» **EXERCISE AIM**:
Retype the opening lines of the data exactly, stopping after the line that contains "fig = go.Figure()". Skip every picture.

» **MATERIAL**:
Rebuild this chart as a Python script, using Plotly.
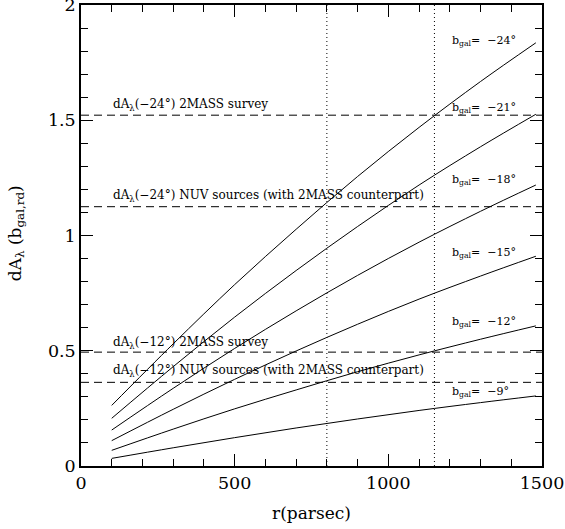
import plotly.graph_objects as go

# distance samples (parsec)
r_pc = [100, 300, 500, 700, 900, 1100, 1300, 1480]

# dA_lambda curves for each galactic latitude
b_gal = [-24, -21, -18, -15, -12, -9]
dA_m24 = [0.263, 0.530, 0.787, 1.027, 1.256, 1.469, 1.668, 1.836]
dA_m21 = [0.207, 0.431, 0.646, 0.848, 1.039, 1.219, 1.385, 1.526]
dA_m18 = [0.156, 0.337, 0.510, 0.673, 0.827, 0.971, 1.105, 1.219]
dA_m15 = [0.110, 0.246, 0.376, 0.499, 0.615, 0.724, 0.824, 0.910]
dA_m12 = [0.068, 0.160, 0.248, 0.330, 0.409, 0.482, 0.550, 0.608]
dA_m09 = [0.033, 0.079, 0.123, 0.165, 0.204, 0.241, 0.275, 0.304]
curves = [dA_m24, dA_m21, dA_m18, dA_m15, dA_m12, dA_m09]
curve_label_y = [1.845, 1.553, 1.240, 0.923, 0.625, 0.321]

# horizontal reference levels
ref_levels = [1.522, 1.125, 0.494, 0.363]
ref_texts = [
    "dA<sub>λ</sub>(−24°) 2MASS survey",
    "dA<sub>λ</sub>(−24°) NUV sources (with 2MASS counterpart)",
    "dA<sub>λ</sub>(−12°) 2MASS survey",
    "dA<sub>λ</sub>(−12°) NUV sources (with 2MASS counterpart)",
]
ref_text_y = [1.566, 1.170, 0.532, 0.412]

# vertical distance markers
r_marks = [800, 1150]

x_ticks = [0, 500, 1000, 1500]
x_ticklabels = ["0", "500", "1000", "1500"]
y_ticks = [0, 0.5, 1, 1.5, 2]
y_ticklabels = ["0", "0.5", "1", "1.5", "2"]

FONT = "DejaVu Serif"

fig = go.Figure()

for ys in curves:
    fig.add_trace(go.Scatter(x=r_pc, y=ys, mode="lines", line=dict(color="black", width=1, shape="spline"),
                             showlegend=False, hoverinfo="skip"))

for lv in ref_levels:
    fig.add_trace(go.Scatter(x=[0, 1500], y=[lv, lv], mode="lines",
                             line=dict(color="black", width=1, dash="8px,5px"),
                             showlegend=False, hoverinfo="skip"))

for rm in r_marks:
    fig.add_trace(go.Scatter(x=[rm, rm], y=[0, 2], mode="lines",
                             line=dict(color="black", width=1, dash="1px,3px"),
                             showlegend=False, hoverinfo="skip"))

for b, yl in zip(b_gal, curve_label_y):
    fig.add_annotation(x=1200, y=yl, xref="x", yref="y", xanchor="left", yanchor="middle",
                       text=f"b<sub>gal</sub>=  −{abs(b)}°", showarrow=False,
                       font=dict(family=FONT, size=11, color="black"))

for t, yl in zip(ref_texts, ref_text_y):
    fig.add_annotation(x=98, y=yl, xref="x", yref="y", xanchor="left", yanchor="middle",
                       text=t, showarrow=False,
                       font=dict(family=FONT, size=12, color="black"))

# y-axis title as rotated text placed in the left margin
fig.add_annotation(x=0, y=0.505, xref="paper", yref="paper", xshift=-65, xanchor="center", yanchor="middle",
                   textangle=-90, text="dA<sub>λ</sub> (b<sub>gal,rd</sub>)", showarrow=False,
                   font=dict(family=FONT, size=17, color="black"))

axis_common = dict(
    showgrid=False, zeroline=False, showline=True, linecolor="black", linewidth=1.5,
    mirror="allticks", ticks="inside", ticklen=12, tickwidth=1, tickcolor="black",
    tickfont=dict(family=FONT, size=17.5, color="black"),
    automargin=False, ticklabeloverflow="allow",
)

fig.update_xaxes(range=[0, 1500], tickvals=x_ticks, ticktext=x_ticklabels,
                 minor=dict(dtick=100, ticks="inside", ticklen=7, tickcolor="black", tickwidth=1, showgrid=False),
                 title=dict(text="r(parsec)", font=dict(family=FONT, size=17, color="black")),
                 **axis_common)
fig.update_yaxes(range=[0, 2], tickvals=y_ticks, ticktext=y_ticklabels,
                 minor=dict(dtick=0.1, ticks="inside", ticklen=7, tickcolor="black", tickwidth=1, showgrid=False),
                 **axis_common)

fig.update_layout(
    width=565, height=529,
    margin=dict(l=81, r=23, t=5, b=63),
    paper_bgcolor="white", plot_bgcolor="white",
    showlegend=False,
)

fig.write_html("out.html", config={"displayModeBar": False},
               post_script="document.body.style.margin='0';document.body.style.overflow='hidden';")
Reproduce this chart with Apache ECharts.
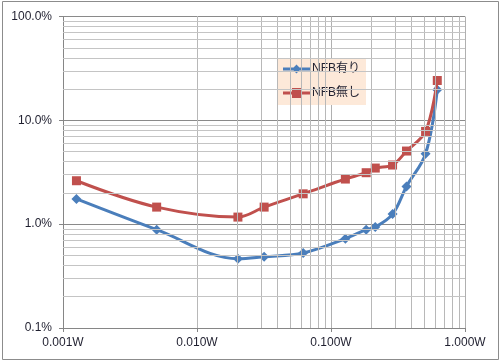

» **RESPONSE BELOW**:
Rebuild this chart as a Python script, using Plotly.
import plotly.graph_objects as go

# distance samples (parsec)
r_pc = [100, 300, 500, 700, 900, 1100, 1300, 1480]

# dA_lambda curves for each galactic latitude
b_gal = [-24, -21, -18, -15, -12, -9]
dA_m24 = [0.263, 0.530, 0.787, 1.027, 1.256, 1.469, 1.668, 1.836]
dA_m21 = [0.207, 0.431, 0.646, 0.848, 1.039, 1.219, 1.385, 1.526]
dA_m18 = [0.156, 0.337, 0.510, 0.673, 0.827, 0.971, 1.105, 1.219]
dA_m15 = [0.110, 0.246, 0.376, 0.499, 0.615, 0.724, 0.824, 0.910]
dA_m12 = [0.068, 0.160, 0.248, 0.330, 0.409, 0.482, 0.550, 0.608]
dA_m09 = [0.033, 0.079, 0.123, 0.165, 0.204, 0.241, 0.275, 0.304]
curves = [dA_m24, dA_m21, dA_m18, dA_m15, dA_m12, dA_m09]
curve_label_y = [1.845, 1.553, 1.240, 0.923, 0.625, 0.321]

# horizontal reference levels
ref_levels = [1.522, 1.125, 0.494, 0.363]
ref_texts = [
    "dA<sub>λ</sub>(−24°) 2MASS survey",
    "dA<sub>λ</sub>(−24°) NUV sources (with 2MASS counterpart)",
    "dA<sub>λ</sub>(−12°) 2MASS survey",
    "dA<sub>λ</sub>(−12°) NUV sources (with 2MASS counterpart)",
]
ref_text_y = [1.566, 1.170, 0.532, 0.412]

# vertical distance markers
r_marks = [800, 1150]

x_ticks = [0, 500, 1000, 1500]
x_ticklabels = ["0", "500", "1000", "1500"]
y_ticks = [0, 0.5, 1, 1.5, 2]
y_ticklabels = ["0", "0.5", "1", "1.5", "2"]

FONT = "DejaVu Serif"

fig = go.Figure()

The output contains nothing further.